Ira Jaffe offers a very detailed summary of the formal aspects of Morris’s work.  His detailed shot list for Fast, Cheap & Out of Control is helpful.  A two column audio/video script would give a much better view of the interplay between picture and sound. Oddly, even though most of the articles in this collection include frame grabs (sadly only in black and white), there isn’t a single visual here. Given that so much work is readily available on DVD, perhaps it’s time that to expect authors to refer to elapsed time as a reference for points under discussion.  And how wonderful would it be to have this kind of critique on-line and actually see the clip under discussion?

Jaffe notes that Morris tempers the balance between form and content in response to the subject of the film. Fast, Cheap & Out of Control is playful and provocative, telling an unfamiliar story in an unfamiliar way.  While in Fog of War — perhaps because of an implicit concern about the responsibility of shaping our collective memory— Morris tells McNamara’s story in a relatively more accessible and conventional way.  This more constrained approach still uses a recognizable palette and the music of Phillip Glass to create an “Errol Morris Film.” While no one volume can offer a compressive commentary on a filmmaker like Morris, I was surprised that there is no discussion of the critical contribution that Morris has made to our understanding of the use and meaning of reenactments.  From The Thin Blue Line (1988) to Standard Operating Procedure (2008) the often controversial use of reenactments is one of the defining characteristics of his work.

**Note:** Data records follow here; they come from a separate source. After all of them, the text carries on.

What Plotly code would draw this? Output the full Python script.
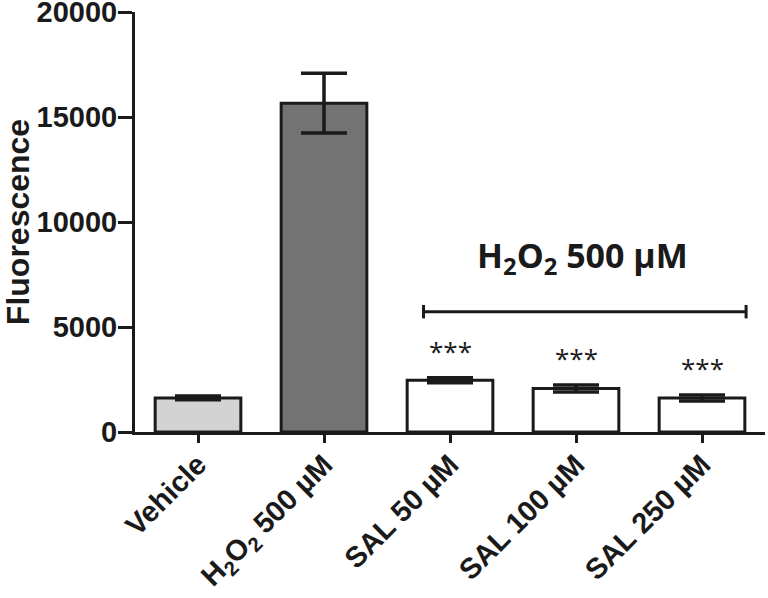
import plotly.graph_objects as go

groups = ['Vehicle', 'H<sub>2</sub>O<sub>2</sub> 500 µM', 'SAL 50 µM', 'SAL 100 µM', 'SAL 250 µM']
fluorescence = [1620, 15660, 2460, 2070, 1620]
errors = [90, 1420, 120, 170, 140]
bar_colors = ['#d3d3d3', '#737373', '#ffffff', '#ffffff', '#ffffff']
stars = ['', '', '***', '***', '***']

y_ticks = [0, 5000, 10000, 15000, 20000]
y_ticktext = ['0', '5000', '10000', '15000', '20000']

ink = '#1a1a1a'
arial_bold = 'Liberation Sans, Arial'

fig = go.Figure()

fig.add_trace(go.Bar(
    x=list(range(len(groups))),
    y=fluorescence,
    width=0.68,
    marker=dict(color=bar_colors, line=dict(color=ink, width=3)),
    error_y=dict(type='data', array=errors, visible=True,
                 color=ink, thickness=3.5, width=23),
    hoverinfo='skip',
))

# significance stars above each SAL bar
for i, s in enumerate(stars):
    if s:
        fig.add_annotation(x=i, y=fluorescence[i] + errors[i], text=s,
                           showarrow=False, yanchor='bottom', yshift=7,
                           font=dict(family='Open Sans', size=26, color=ink))

# bracket marking the H2O2-treated SAL groups
bracket_x0, bracket_x1, bracket_y = 1.79, 4.35, 5730
fig.add_shape(type='line', xref='x', yref='y', x0=bracket_x0, x1=bracket_x1,
              y0=bracket_y, y1=bracket_y, line=dict(color=ink, width=3))
for bx in (bracket_x0, bracket_x1):
    fig.add_shape(type='line', xref='x', yref='y', x0=bx, x1=bx,
                  y0=bracket_y - 320, y1=bracket_y + 320, line=dict(color=ink, width=3))
fig.add_annotation(x=3.05, y=8350, text='H<sub>2</sub>O<sub>2</sub> 500 μM',
                   showarrow=False, xref='x', yref='y',
                   font=dict(family='Open Sans', size=34, color=ink, weight='bold'))

fig.update_xaxes(
    range=[-0.5, 4.5],
    tickvals=list(range(len(groups))), ticktext=groups,
    tickangle=-45, tickfont=dict(family=arial_bold, size=29, color=ink, weight='bold'),
    ticklabelstandoff=-7,
    showline=True, linewidth=3, linecolor=ink,
    ticks='outside', ticklen=8, tickwidth=3, tickcolor=ink,
    showgrid=False, zeroline=False,
)

fig.update_yaxes(
    range=[0, 20000], tickvals=y_ticks, ticktext=y_ticktext,
    tickfont=dict(family=arial_bold, size=29, color=ink, weight='bold'),
    ticklabeloverflow='allow', ticklabelstandoff=-5,
    showline=True, linewidth=3, linecolor=ink,
    ticks='outside', ticklen=14, tickwidth=3, tickcolor=ink,
    showgrid=False, zeroline=False,
    title=dict(text='Fluorescence', font=dict(family=arial_bold, size=32,
                                              color=ink, weight='bold'), standoff=4),
)

fig.update_layout(
    width=768, height=598,
    margin=dict(l=135, r=3, t=12, b=166, autoexpand=False),
    plot_bgcolor='white', paper_bgcolor='white',
    showlegend=False,
)

# drop the page's default body margin so the figure sits at the window origin
fig.write_html("out.html", config={'displayModeBar': False},
               post_script="document.body.style.margin='0';")
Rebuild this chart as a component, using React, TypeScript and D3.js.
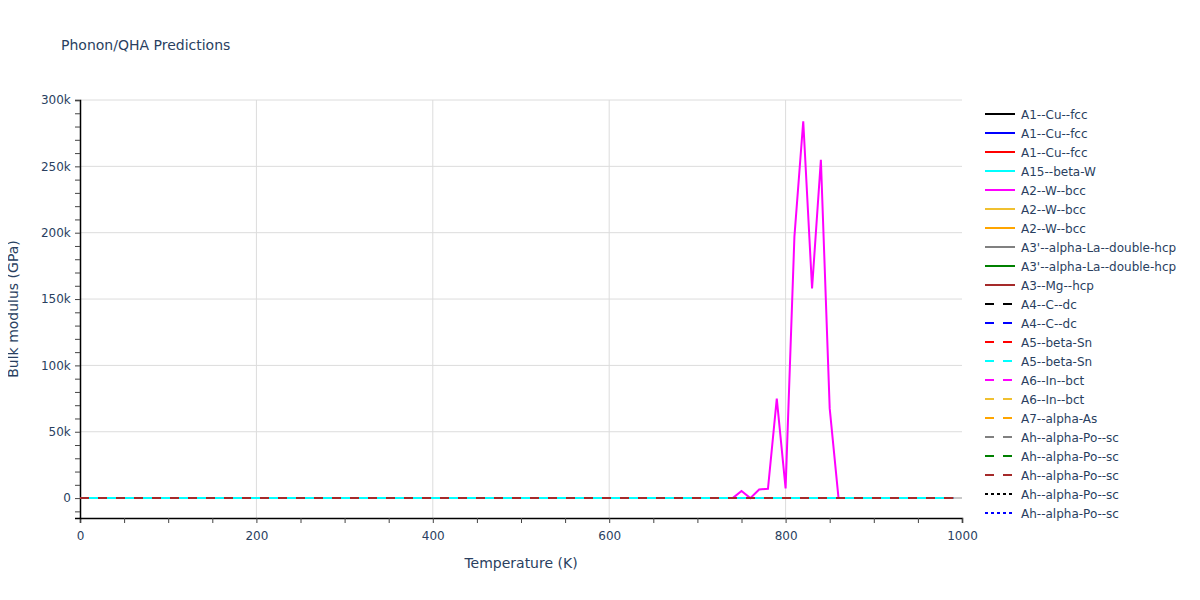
import React, { useEffect, useRef } from 'react';
import * as d3 from 'd3';

type Pt = [number, number];

// legend names in trace order
const names = [
  'A1--Cu--fcc', 'A1--Cu--fcc', 'A1--Cu--fcc', 'A15--beta-W', 'A2--W--bcc', 'A2--W--bcc', 'A2--W--bcc',
  "A3'--alpha-La--double-hcp", "A3'--alpha-La--double-hcp", 'A3--Mg--hcp',
  'A4--C--dc', 'A4--C--dc', 'A5--beta-Sn', 'A5--beta-Sn', 'A6--In--bct', 'A6--In--bct', 'A7--alpha-As',
  'Ah--alpha-Po--sc', 'Ah--alpha-Po--sc', 'Ah--alpha-Po--sc', 'Ah--alpha-Po--sc', 'Ah--alpha-Po--sc',
];
const colors = [
  '#000000', '#0000ff', '#ff0000', '#00ffff', '#ff00ff', '#f0c030', '#ffa500', '#808080', '#008000', '#a52a2a',
  '#000000', '#0000ff', '#ff0000', '#00ffff', '#ff00ff', '#f0c030', '#ffa500', '#808080', '#008000', '#a52a2a',
  '#000000', '#0000ff',
];
const dashes = [
  'solid', 'solid', 'solid', 'solid', 'solid', 'solid', 'solid', 'solid', 'solid', 'solid',
  'dash', 'dash', 'dash', 'dash', 'dash', 'dash', 'dash', 'dash', 'dash', 'dash',
  'dot', 'dot',
];

// flat series (bulk modulus ~0 across the range)
const flat: Pt[] = [[0, 0], [990, 0]];
// the A2--W--bcc (magenta) spike
const spike: Pt[] = [
  [740, 0], [750, 5300], [760, 0], [770, 6500], [780, 7000], [790, 75000], [800, 7300],
  [810, 197000], [820, 284000], [830, 158000], [840, 255000], [850, 67600], [860, 0],
];
const seriesData: Pt[][] = [
  flat, flat, flat, flat, spike, [], [], [], [], [],
  flat, flat, flat, flat, flat, flat, flat, flat, flat, flat,
  [], [],
];

const xTicks = [0, 200, 400, 600, 800, 1000];
const yTicks = [0, 50000, 100000, 150000, 200000, 250000, 300000];

const W = 1200, H = 600;
const margin = { left: 80, right: 238, top: 100, bottom: 82 };

const dashArray = (d: string) => (d === 'dash' ? '9,9' : d === 'dot' ? '3,3' : null);

const App: React.FC = () => {
  const svgRef = useRef<SVGSVGElement>(null);

  useEffect(() => {
    if (!svgRef.current) return;
    const svg = d3.select(svgRef.current);
    svg.selectAll('*').remove();
    const font = 'Verdana, "DejaVu Sans", sans-serif';
    const textColor = '#2a3f5f';

    const x = d3.scaleLinear().domain([0, 1000]).range([margin.left, W - margin.right]);
    const y = d3.scaleLinear().domain([-15000, 300000]).range([H - margin.bottom, margin.top]);

    // grid
    const grid = svg.append('g');
    grid.selectAll('.vg').data(xTicks.filter(t => t > 0 && t < 1000)).enter().append('line')
      .attr('x1', d => x(d)).attr('x2', d => x(d))
      .attr('y1', margin.top).attr('y2', H - margin.bottom)
      .attr('stroke', '#dcdcdc').attr('stroke-width', 1);
    grid.selectAll('.hg').data(yTicks.filter(t => t > 0)).enter().append('line')
      .attr('x1', margin.left).attr('x2', W - margin.right)
      .attr('y1', d => y(d)).attr('y2', d => y(d))
      .attr('stroke', '#dcdcdc').attr('stroke-width', 1);
    // zero line
    grid.append('line')
      .attr('x1', margin.left).attr('x2', W - margin.right)
      .attr('y1', y(0)).attr('y2', y(0))
      .attr('stroke', '#c8c8c8').attr('stroke-width', 2);

    // axes
    const xAxis = d3.axisBottom(x).tickValues(d3.range(0, 1001, 50)).tickSize(5)
      .tickFormat(d => (xTicks.includes(+d) ? String(d) : ''));
    const gx = svg.append('g').attr('transform', `translate(0,${H - margin.bottom})`).call(xAxis);
    gx.select('.domain').attr('stroke', '#000').attr('stroke-width', 1.5);
    gx.selectAll('.tick line').attr('stroke', '#444');
    gx.selectAll('text').attr('fill', textColor).style('font-size', '12px').style('font-family', font).attr('dy', '1.2em');

    const yAxis = d3.axisLeft(y).tickValues(d3.range(-10000, 300001, 10000)).tickSize(5)
      .tickFormat(d => (yTicks.includes(+d) ? (+d === 0 ? '0' : `${+d / 1000}k`) : ''));
    const gy = svg.append('g').attr('transform', `translate(${margin.left},0)`).call(yAxis);
    gy.select('.domain').attr('stroke', '#000').attr('stroke-width', 1.5);
    gy.selectAll('.tick line').attr('stroke', '#444');
    gy.selectAll('text').attr('fill', textColor).style('font-size', '12px').style('font-family', font).attr('dx', '-0.1em');

    // lines
    const line = d3.line<Pt>().x(d => x(d[0])).y(d => y(d[1]));
    const plot = svg.append('g');
    seriesData.forEach((data, i) => {
      if (!data.length) return;
      plot.append('path').datum(data)
        .attr('d', line)
        .attr('fill', 'none')
        .attr('stroke', colors[i])
        .attr('stroke-width', 2)
        .attr('stroke-dasharray', dashArray(dashes[i]));
    });

    // legend
    const lg = svg.append('g').attr('transform', 'translate(985,114)');
    names.forEach((n, i) => {
      const row = lg.append('g').attr('transform', `translate(0,${i * 19})`);
      row.append('line').attr('x1', 0).attr('x2', 30).attr('y1', 0).attr('y2', 0)
        .attr('stroke', colors[i]).attr('stroke-width', 2)
        .attr('stroke-dasharray', dashArray(dashes[i]));
      row.append('text').attr('x', 36).attr('y', 4.5)
        .attr('fill', textColor).style('font-size', '12px').style('font-family', font).text(n);
    });

    // titles
    svg.append('text').attr('x', 61).attr('y', 50).attr('fill', textColor)
      .style('font-size', '14px').style('font-family', font).text('Phonon/QHA Predictions');
    svg.append('text').attr('x', (margin.left + W - margin.right) / 2).attr('y', 568)
      .attr('text-anchor', 'middle').attr('fill', textColor)
      .style('font-size', '14px').style('font-family', font).text('Temperature (K)');
    svg.append('text')
      .attr('transform', `translate(18,${(margin.top + H - margin.bottom) / 2}) rotate(-90)`)
      .attr('text-anchor', 'middle').attr('fill', textColor)
      .style('font-size', '14px').style('font-family', font).text('Bulk modulus (GPa)');
  }, []);

  return (
    <div style={{ width: W, height: H, margin: -8, background: '#fff' }}>
      <svg ref={svgRef} width={W} height={H} />
    </div>
  );
};

export default App;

In a short review it’s not possible to consider the work of all twelve contributors.  Let me make note of a few more.  Diane Stevenson’s brief essay, “Coincidence in Ross McElwee’s Documentaries,” concisely charts the confluence of McElwee “the actor, the participant in his own life,” and “McElwee the filmmaker, the writer, the narrator” (65). Intriguingly she positions him in the tradition of Southern comedy and Southern gothic writing.  This could certainly merit further development. Both William Rothman (“Sometimes Daddies Don’t Talk about Things like That”) and Marian Keane  (“Reflections on Bright Leaves”) offer a detailed explication of McElwee as he tells us in his voice over that he is,  ‘Playing with exposure, depth of field and mirrors….’ (115)  Rothman makes it clear that he is delighted that his “reading of this passage and others in the film, resonates so harmoniously with Marian Keane’s in this volume” (115).  I’m not so sure about the benefits of repetition.

All-in-all, despite quibbles and qualifications, I believe that this book is a valuable resource for students, scholars and filmmakers. I recommend it to anyone interested in thoughtful considerations of three unique documentary voices. For me it’s Marian Keane who best sums up the charge that these documentary filmmakers give to us.  Though speaking directly of McElwee, I think this keen observation also applies to Rouch and more often than not to morbid Morris.  “All I know is this: If each of us undertook every day, in each encounter, to find something of value in everyone we meet, as Walt Whitman did, and as Ross McElwee does, our world would be changed and deepened” (82).  Or for those with a less sanguine view of the human condition, as 70’s radio commentator Scoop Nisker regularly told his listeners, “If you don’t like the news, go out and make some of your own.”  The best filmmakers and the best scholars make news by letting us see the world with fresh eyes.